The court decided that terminating a life of a human being in his or her mother’s womb simply based on this fact would be a violation of dignity and an expression of discrimination against the disabled. Therefore, eugenic abortion has become illegal in Poland. We might be the only country in Europe where this is the case and where the laws on abortion are getting stricter and not more liberal like everywhere else.

Why are Evangelicals pro-abortion?

In all the commotion and protests, what personally surprised me most was the attitude of many Evangelical Christians in Poland who supported the pro-abortion position during the demonstrations. I’m still trying to figure out what’s behind it. Still, nothing but shallow teaching in churches, or no teaching at all on the subject, comes to my mind.

On top of that, we may add that Polish Protestantism is exceptionally anti-Catholic. Many converts in Polish Evangelical and mainline Protestant churches joined not because of convictions, not because of theological preferences, but to spite the Catholic Church. And because the new anti-abortion law is strongly associated with the right-wing and pro-Catholic government, these Protestants throw the baby out with the bathwater by joining liberal anti-Catholic protests even though they go against the Bible.

It’s fascinating to watch this dynamic because usually, the stance on the value of life and abortion is precisely what unites Catholics and Protestants. Or at least this is how it has historically been until the era of Protestant liberalism in social issues.

Photo EPA, Leszek Szymanski

Preaching series from Acts

In God’s providence, it so happened that just when the protests commenced, I began preaching in my church on a series from the Book of Acts. When I reached chapter 3, I had to deal exactly with what the liberal part of the Polish society is trying to fight: a case of a man being born disabled. As I worked on the text, I did a more thorough study of one verse:

Acts 3:2 (ESV): *And a man lame from birth was being carried, whom they laid daily at the gate of the temple that is called the Beautiful Gate to ask alms of those entering the temple. *

A good number of Bible translations will say “lame from birth,” just as written in ESV. But a closer study of the Greek text shows that St. Luke wrote: “lame from his mother’s womb”, as other translations faithfully show.

I suppose the modern translators of the Bible were trying to make it sound the way we would say it today. Still, in that, we have lost a critical piece of information: the man was disabled before his birth and not from his birth.

John Calvin, in his commentary on Exodus 21:22, writes: [...] fetus, though enclosed in the womb of its mother, is already a human being, (homo) and it is almost a monstrous crime to rob it of the life which it has not yet begun to enjoy. If it seems more horrible to kill a man in his own house than in a field, because a man’s house is his place of most secure refuge, it ought indeed to be deemed more atrocious to destroy a fetus in the womb before it has come to light.

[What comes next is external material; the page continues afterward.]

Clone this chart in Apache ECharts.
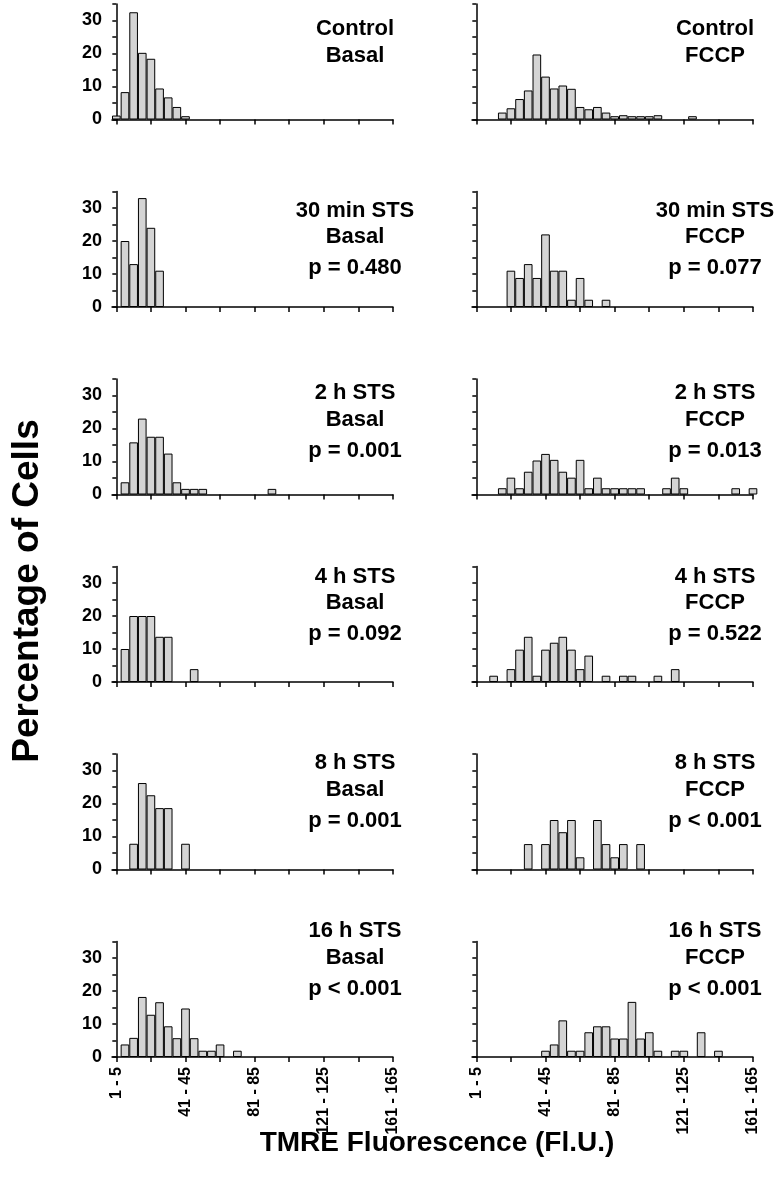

Better than bumper stickers

We should be mindful of which lightning we trust in times like this. As Christians, we have a great reminder written in Zechariah 9:14 of who is the ultimate author of arrows and lightning and whose anger we should be aware of far more than human anger expressed with a bumper sticker or a window poster:

Then the Lord will appear over them,
and his arrow will go forth like lightning;
the Lord God will sound the trumpet
and will march forth in the whirlwinds of the south.

Apart from this, our role in the current dispute is not to believe in our government or become its enemy. It’s not like we have to think so tribally. Amid all these hot discussions and fights, we should remember not to put ourselves in the position of someone who is “above” the dispute, but let us not forget that we have not been called to be “in the centre” or to hold a “balanced position” but to be a witness to the God who gives life and who forms man in the womb.